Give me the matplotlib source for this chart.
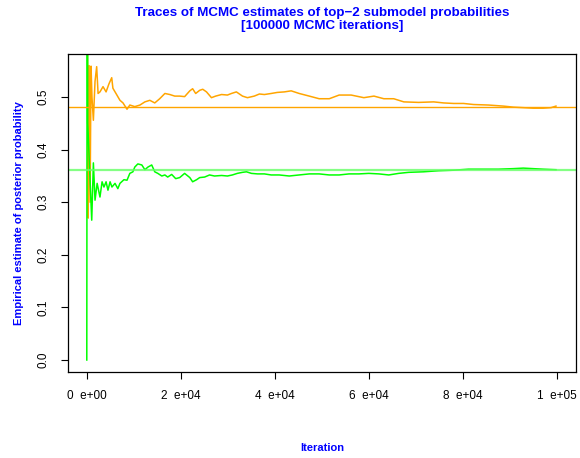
import matplotlib
matplotlib.use("Agg")
import matplotlib.pyplot as plt

# Traces (iteration, estimation)
iter_orange = [0, 300, 500, 700, 900, 1100, 1400, 1750, 2100, 2400, 2800, 3450, 4100,
               4700, 5300, 5550, 6400, 7050, 7700, 8550, 9150, 10200, 11300, 12350,
               13400, 14450, 15500, 16600, 17650, 18700, 19750, 20800, 21900, 22500,
               23150, 24000, 24650, 25450, 26500, 27400, 28650, 29900, 30750, 31800,
               33100, 34150, 35600, 36700, 37750, 39200, 40500, 42000, 43450, 45150,
               47300, 49400, 51550, 53650, 56200, 58900, 61050, 63150, 65250, 67400,
               70550, 73750, 75850, 78000, 80100, 82200, 85400, 88550, 90700, 92800,
               94900, 97000, 98700, 99750]
val_orange = [1.0, 0.27, 0.56, 0.30, 0.559, 0.50, 0.456, 0.53, 0.558, 0.507, 0.51, 0.52,
              0.51, 0.525, 0.537, 0.517, 0.504, 0.494, 0.489, 0.477, 0.485, 0.482, 0.485,
              0.491, 0.494, 0.489, 0.497, 0.507, 0.505, 0.502, 0.502, 0.501, 0.512, 0.516,
              0.507, 0.513, 0.515, 0.510, 0.499, 0.502, 0.505, 0.504, 0.507, 0.510, 0.502,
              0.499, 0.502, 0.506, 0.505, 0.507, 0.509, 0.510, 0.512, 0.507, 0.502, 0.497,
              0.497, 0.504, 0.504, 0.499, 0.502, 0.497, 0.497, 0.491, 0.490, 0.491, 0.489,
              0.488, 0.488, 0.486, 0.485, 0.483, 0.481, 0.480, 0.479, 0.479, 0.480, 0.483]

iter_green = [0, 100, 200, 1050, 1400, 1750, 2200, 2800, 3250, 3650, 4100, 4500, 4950,
              5350, 6000, 6600, 7050, 7900, 8550, 9150, 9800, 10200, 10850, 11700, 12350,
              13000, 13800, 14450, 15100, 15950, 16600, 17200, 18050, 18900, 19750, 20800,
              21900, 22500, 23350, 24000, 25050, 26100, 27150, 28650, 29900, 30950, 32000,
              33100, 33950, 35000, 36300, 37750, 39200, 40900, 43050, 45150, 47300, 49400,
              51550, 53650, 55750, 57850, 59950, 62100, 64200, 66300, 68450, 71600, 74800,
              77950, 81150, 84300, 87500, 90650, 92800, 94900, 97000, 99750]
val_green = [0.0, 1.0, 0.45, 0.266, 0.375, 0.304, 0.336, 0.31, 0.339, 0.329, 0.339, 0.323,
             0.339, 0.329, 0.336, 0.326, 0.336, 0.343, 0.342, 0.355, 0.358, 0.367, 0.373,
             0.371, 0.362, 0.367, 0.371, 0.358, 0.355, 0.350, 0.352, 0.348, 0.353, 0.345,
             0.347, 0.355, 0.347, 0.339, 0.343, 0.347, 0.348, 0.352, 0.350, 0.351, 0.350,
             0.352, 0.355, 0.357, 0.358, 0.355, 0.354, 0.354, 0.352, 0.352, 0.350, 0.352,
             0.354, 0.354, 0.352, 0.352, 0.354, 0.354, 0.355, 0.354, 0.352, 0.355, 0.357,
             0.358, 0.360, 0.361, 0.363, 0.363, 0.363, 0.364, 0.365, 0.364, 0.363, 0.362]

# Probabilites de reference (lignes horizontales)
ref_orange = 0.4804
ref_green = 0.3618

x_ticks = [0, 20000, 40000, 60000, 80000, 100000]
x_labels = ["0  e+00", "2  e+04", "4  e+04", "6  e+04", "8  e+04", "1  e+05"]
y_ticks = [0.0, 0.1, 0.2, 0.3, 0.4, 0.5]
y_labels = ["0.0", "0.1", "0.2", "0.3", "0.4", "0.5"]

plt.rcParams["font.family"] = ["Liberation Sans", "DejaVu Sans"]

fig = plt.figure(figsize=(5.8, 4.58), dpi=100)
ax = fig.add_axes([0.1172, 0.1878, 0.8759, 0.6942])

ax.plot(iter_orange, val_orange, color="#FFA500", lw=1.1)
ax.plot(iter_green, val_green, color="#00FF00", lw=1.1)
ax.axhline(ref_orange, color="#FFA500", lw=1.0)
ax.axhline(ref_green, color="#66FF66", lw=1.6, alpha=0.8)

ax.set_xlim(-4000, 104000)
ax.set_ylim(-0.0228, 0.582)

ax.set_xticks(x_ticks)
ax.set_xticklabels(x_labels, fontsize=8.5)
ax.set_yticks(y_ticks)
ax.set_yticklabels(y_labels, fontsize=8.5, rotation=90, va="center")
ax.tick_params(direction="out", length=5, width=0.8, pad=8)

for s in ax.spines.values():
    s.set_linewidth(0.9)

# Titres centres sur la zone de tracé (comme R)
xc = 0.555
fig.text(xc, 0.972, "Traces of MCMC estimates of top\u22122 submodel probabilities",
         ha="center", va="center", color="#0000FF", fontsize=9.6, fontweight="bold")
fig.text(xc, 0.943, "[100000 MCMC iterations]",
         ha="center", va="center", color="#0000FF", fontsize=9.6, fontweight="bold")
fig.text(xc, 0.022, "Iteration", ha="center", va="center",
         color="#0000FF", fontsize=8, fontweight="bold")
fig.text(0.033, 0.535, "Empirical estimate of posterior probability", ha="center",
         va="center", rotation=90, color="#0000FF", fontsize=8, fontweight="bold")

fig.savefig("out.png", dpi=100)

-=-=-=-=-

● Problem to solve: Omit every picture, then repeat the remaining data exactly as it appears above.

● Result for this task:
Give me the matplotlib source for this chart.
import matplotlib
matplotlib.use("Agg")
import matplotlib.pyplot as plt

# Traces (iteration, estimation)
iter_orange = [0, 300, 500, 700, 900, 1100, 1400, 1750, 2100, 2400, 2800, 3450, 4100,
               4700, 5300, 5550, 6400, 7050, 7700, 8550, 9150, 10200, 11300, 12350,
               13400, 14450, 15500, 16600, 17650, 18700, 19750, 20800, 21900, 22500,
               23150, 24000, 24650, 25450, 26500, 27400, 28650, 29900, 30750, 31800,
               33100, 34150, 35600, 36700, 37750, 39200, 40500, 42000, 43450, 45150,
               47300, 49400, 51550, 53650, 56200, 58900, 61050, 63150, 65250, 67400,
               70550, 73750, 75850, 78000, 80100, 82200, 85400, 88550, 90700, 92800,
               94900, 97000, 98700, 99750]
val_orange = [1.0, 0.27, 0.56, 0.30, 0.559, 0.50, 0.456, 0.53, 0.558, 0.507, 0.51, 0.52,
              0.51, 0.525, 0.537, 0.517, 0.504, 0.494, 0.489, 0.477, 0.485, 0.482, 0.485,
              0.491, 0.494, 0.489, 0.497, 0.507, 0.505, 0.502, 0.502, 0.501, 0.512, 0.516,
              0.507, 0.513, 0.515, 0.510, 0.499, 0.502, 0.505, 0.504, 0.507, 0.510, 0.502,
              0.499, 0.502, 0.506, 0.505, 0.507, 0.509, 0.510, 0.512, 0.507, 0.502, 0.497,
              0.497, 0.504, 0.504, 0.499, 0.502, 0.497, 0.497, 0.491, 0.490, 0.491, 0.489,
              0.488, 0.488, 0.486, 0.485, 0.483, 0.481, 0.480, 0.479, 0.479, 0.480, 0.483]

iter_green = [0, 100, 200, 1050, 1400, 1750, 2200, 2800, 3250, 3650, 4100, 4500, 4950,
              5350, 6000, 6600, 7050, 7900, 8550, 9150, 9800, 10200, 10850, 11700, 12350,
              13000, 13800, 14450, 15100, 15950, 16600, 17200, 18050, 18900, 19750, 20800,
              21900, 22500, 23350, 24000, 25050, 26100, 27150, 28650, 29900, 30950, 32000,
              33100, 33950, 35000, 36300, 37750, 39200, 40900, 43050, 45150, 47300, 49400,
              51550, 53650, 55750, 57850, 59950, 62100, 64200, 66300, 68450, 71600, 74800,
              77950, 81150, 84300, 87500, 90650, 92800, 94900, 97000, 99750]
val_green = [0.0, 1.0, 0.45, 0.266, 0.375, 0.304, 0.336, 0.31, 0.339, 0.329, 0.339, 0.323,
             0.339, 0.329, 0.336, 0.326, 0.336, 0.343, 0.342, 0.355, 0.358, 0.367, 0.373,
             0.371, 0.362, 0.367, 0.371, 0.358, 0.355, 0.350, 0.352, 0.348, 0.353, 0.345,
             0.347, 0.355, 0.347, 0.339, 0.343, 0.347, 0.348, 0.352, 0.350, 0.351, 0.350,
             0.352, 0.355, 0.357, 0.358, 0.355, 0.354, 0.354, 0.352, 0.352, 0.350, 0.352,
             0.354, 0.354, 0.352, 0.352, 0.354, 0.354, 0.355, 0.354, 0.352, 0.355, 0.357,
             0.358, 0.360, 0.361, 0.363, 0.363, 0.363, 0.364, 0.365, 0.364, 0.363, 0.362]

# Probabilites de reference (lignes horizontales)
ref_orange = 0.4804
ref_green = 0.3618

x_ticks = [0, 20000, 40000, 60000, 80000, 100000]
x_labels = ["0  e+00", "2  e+04", "4  e+04", "6  e+04", "8  e+04", "1  e+05"]
y_ticks = [0.0, 0.1, 0.2, 0.3, 0.4, 0.5]
y_labels = ["0.0", "0.1", "0.2", "0.3", "0.4", "0.5"]

plt.rcParams["font.family"] = ["Liberation Sans", "DejaVu Sans"]

fig = plt.figure(figsize=(5.8, 4.58), dpi=100)
ax = fig.add_axes([0.1172, 0.1878, 0.8759, 0.6942])

ax.plot(iter_orange, val_orange, color="#FFA500", lw=1.1)
ax.plot(iter_green, val_green, color="#00FF00", lw=1.1)
ax.axhline(ref_orange, color="#FFA500", lw=1.0)
ax.axhline(ref_green, color="#66FF66", lw=1.6, alpha=0.8)

ax.set_xlim(-4000, 104000)
ax.set_ylim(-0.0228, 0.582)

ax.set_xticks(x_ticks)
ax.set_xticklabels(x_labels, fontsize=8.5)
ax.set_yticks(y_ticks)
ax.set_yticklabels(y_labels, fontsize=8.5, rotation=90, va="center")
ax.tick_params(direction="out", length=5, width=0.8, pad=8)

for s in ax.spines.values():
    s.set_linewidth(0.9)

# Titres centres sur la zone de tracé (comme R)
xc = 0.555
fig.text(xc, 0.972, "Traces of MCMC estimates of top\u22122 submodel probabilities",
         ha="center", va="center", color="#0000FF", fontsize=9.6, fontweight="bold")
fig.text(xc, 0.943, "[100000 MCMC iterations]",
         ha="center", va="center", color="#0000FF", fontsize=9.6, fontweight="bold")
fig.text(xc, 0.022, "Iteration", ha="center", va="center",
         color="#0000FF", fontsize=8, fontweight="bold")
fig.text(0.033, 0.535, "Empirical estimate of posterior probability", ha="center",
         va="center", rotation=90, color="#0000FF", fontsize=8, fontweight="bold")

fig.savefig("out.png", dpi=100)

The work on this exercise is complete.